▶ _Given information_

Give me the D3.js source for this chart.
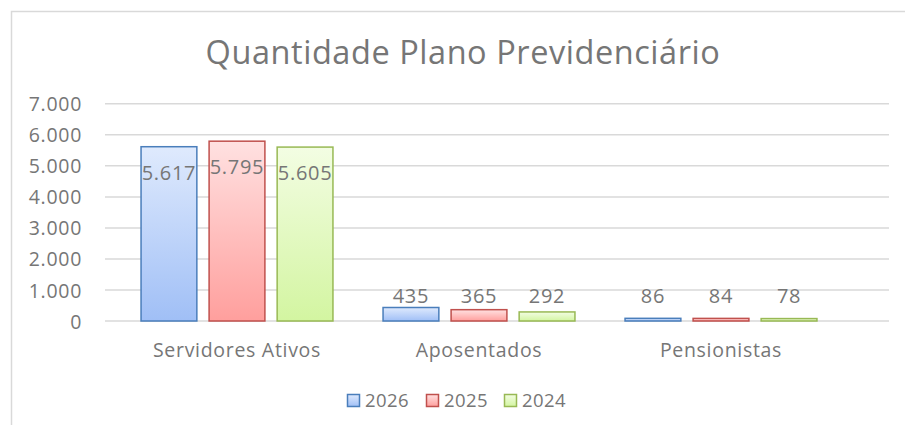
<!DOCTYPE html>
<html>
<head>
<meta charset="utf-8">
<script src="https://cdn.jsdelivr.net/npm/d3@7"></script>
<style>
  body { margin: 0; background: #fff; }
  svg { display: block; font-family: "Open Sans", sans-serif; }
</style>
</head>
<body>
<svg id="chart"></svg>
<script>
var width = 905;
var height = 425;

var categories = ['Servidores Ativos', 'Aposentados', 'Pensionistas'];
var years = ['2026', '2025', '2024'];
var values2026 = [5617, 435, 86];
var values2025 = [5795, 365, 84];
var values2024 = [5605, 292, 78];
var yTicks = [0, 1000, 2000, 3000, 4000, 5000, 6000, 7000];

var seriesValues = { '2026': values2026, '2025': values2025, '2024': values2024 };

var colors = {
    '2026': { stroke: '#4a7ebb', top: '#dfeafd', bottom: '#a0bff6' },
    '2025': { stroke: '#c0504d', top: '#ffe1e1', bottom: '#ff9f9d' },
    '2024': { stroke: '#98b954', top: '#f3fde3', bottom: '#d3f5a1' }
};

var textColor = '#767676';
var gridColor = '#d9d9d9';
var labelSize = 19.5;
var labelSpacing = '0.7px';

var svg = d3.select('#chart')
  .attr('width', width)
  .attr('height', height);

// gradients
var defs = svg.append('defs');
years.forEach(function (yr) {
    var g = defs.append('linearGradient')
      .attr('id', 'grad' + yr)
      .attr('x1', 0).attr('y1', 0).attr('x2', 0).attr('y2', 1);
    g.append('stop').attr('offset', '0%').attr('stop-color', colors[yr].top);
    g.append('stop').attr('offset', '100%').attr('stop-color', colors[yr].bottom);
});

// chart border (runs off the picture on the right and bottom)
svg.append('path')
  .attr('d', 'M11.5,' + height + 'V11.5H' + width)
  .attr('fill', 'none')
  .attr('stroke', gridColor)
  .attr('stroke-width', 1.5);

// title
svg.append('text')
  .attr('x', 463)
  .attr('y', 64)
  .attr('text-anchor', 'middle')
  .attr('fill', textColor)
  .attr('font-size', 32.5)
  .style('letter-spacing', '0.55px')
  .text('Quantidade Plano Previdenciário');

var y = d3.scaleLinear()
  .domain([0, 7000])
  .range([321, 103.8]);

var x0 = d3.scaleBand()
  .domain(categories)
  .range([116, 842])
  .paddingInner(0.207)
  .paddingOuter(0.1035);

var x1 = d3.scaleBand()
  .domain(years)
  .range([0, x0.bandwidth()])
  .paddingInner(0.18);

var fmt = function (v) {
    return d3.format(',')(v).replace(/,/g, '.');
};

// gridlines
svg.append('g')
  .selectAll('line')
  .data(yTicks)
  .enter().append('line')
  .attr('x1', 105)
  .attr('x2', 889)
  .attr('y1', function (d) { return y(d); })
  .attr('y2', function (d) { return y(d); })
  .attr('stroke', gridColor)
  .attr('stroke-width', 1.5);

// y axis labels
var yAxis = d3.axisLeft(y)
  .tickValues(yTicks)
  .tickSize(0)
  .tickPadding(0)
  .tickFormat(fmt);

var yg = svg.append('g')
  .attr('transform', 'translate(82,0)')
  .call(yAxis);
yg.select('.domain').remove();
yg.selectAll('text')
  .attr('fill', textColor)
  .attr('font-size', labelSize)
  .attr('font-family', '"Open Sans", sans-serif')
  .style('letter-spacing', labelSpacing)
  .attr('dy', '0.36em');

// bars
var groups = svg.append('g')
  .selectAll('g')
  .data(categories)
  .enter().append('g')
  .attr('transform', function (d) { return 'translate(' + x0(d) + ',0)'; });

groups.selectAll('rect')
  .data(function (c, i) {
      return years.map(function (yr) { return { year: yr, value: seriesValues[yr][i] }; });
  })
  .enter().append('rect')
  .attr('x', function (d) { return x1(d.year); })
  .attr('y', function (d) { return y(d.value); })
  .attr('width', x1.bandwidth())
  .attr('height', function (d) { return y(0) - y(d.value); })
  .attr('fill', function (d) { return 'url(#grad' + d.year + ')'; })
  .attr('stroke', function (d) { return colors[d.year].stroke; })
  .attr('stroke-width', 1.5);

// data labels: inside end for tall bars, above for short ones
groups.selectAll('text.label')
  .data(function (c, i) {
      return years.map(function (yr) { return { year: yr, value: seriesValues[yr][i] }; });
  })
  .enter().append('text')
  .attr('class', 'label')
  .attr('x', function (d) { return x1(d.year) + x1.bandwidth() / 2; })
  .attr('y', function (d) {
      if (d.value > 3000) return y(d.value) + 33;
      return Math.min(y(d.value) - 4, y(590));
  })
  .attr('text-anchor', 'middle')
  .attr('fill', textColor)
  .attr('font-size', labelSize + 0.5)
  .style('letter-spacing', labelSpacing)
  .text(function (d) { return fmt(d.value); });

// category labels
var xAxis = d3.axisBottom(x0).tickSize(0).tickPadding(0);
var xg = svg.append('g')
  .attr('transform', 'translate(0,357)')
  .call(xAxis);
xg.select('.domain').remove();
xg.selectAll('text')
  .attr('fill', textColor)
  .attr('font-size', labelSize)
  .attr('font-family', '"Open Sans", sans-serif')
  .style('letter-spacing', labelSpacing)
  .attr('dy', 0);

// legend
var legendX = [347, 426, 504];
var legend = svg.append('g')
  .selectAll('g')
  .data(years)
  .enter().append('g')
  .attr('transform', function (d, i) { return 'translate(' + legendX[i] + ',394)'; });

legend.append('rect')
  .attr('x', 0.5)
  .attr('y', 0.5)
  .attr('width', 12)
  .attr('height', 12)
  .attr('fill', function (d) { return 'url(#grad' + d + ')'; })
  .attr('stroke', function (d) { return colors[d].stroke; })
  .attr('stroke-width', 1.5);

legend.append('text')
  .attr('x', 18)
  .attr('y', 13)
  .attr('fill', textColor)
  .attr('font-size', 18.5)
  .style('letter-spacing', '0.4px')
  .text(function (d) { return d; });
</script>
</body>
</html>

▶ _Instructions for the task_
Leave out the pictures. Transcribe only the lines above, from the first through the one that contains "var height = 425;".

▶ _Response to this task_
Give me the D3.js source for this chart.
<!DOCTYPE html>
<html>
<head>
<meta charset="utf-8">
<script src="https://cdn.jsdelivr.net/npm/d3@7"></script>
<style>
  body { margin: 0; background: #fff; }
  svg { display: block; font-family: "Open Sans", sans-serif; }
</style>
</head>
<body>
<svg id="chart"></svg>
<script>
var width = 905;
var height = 425;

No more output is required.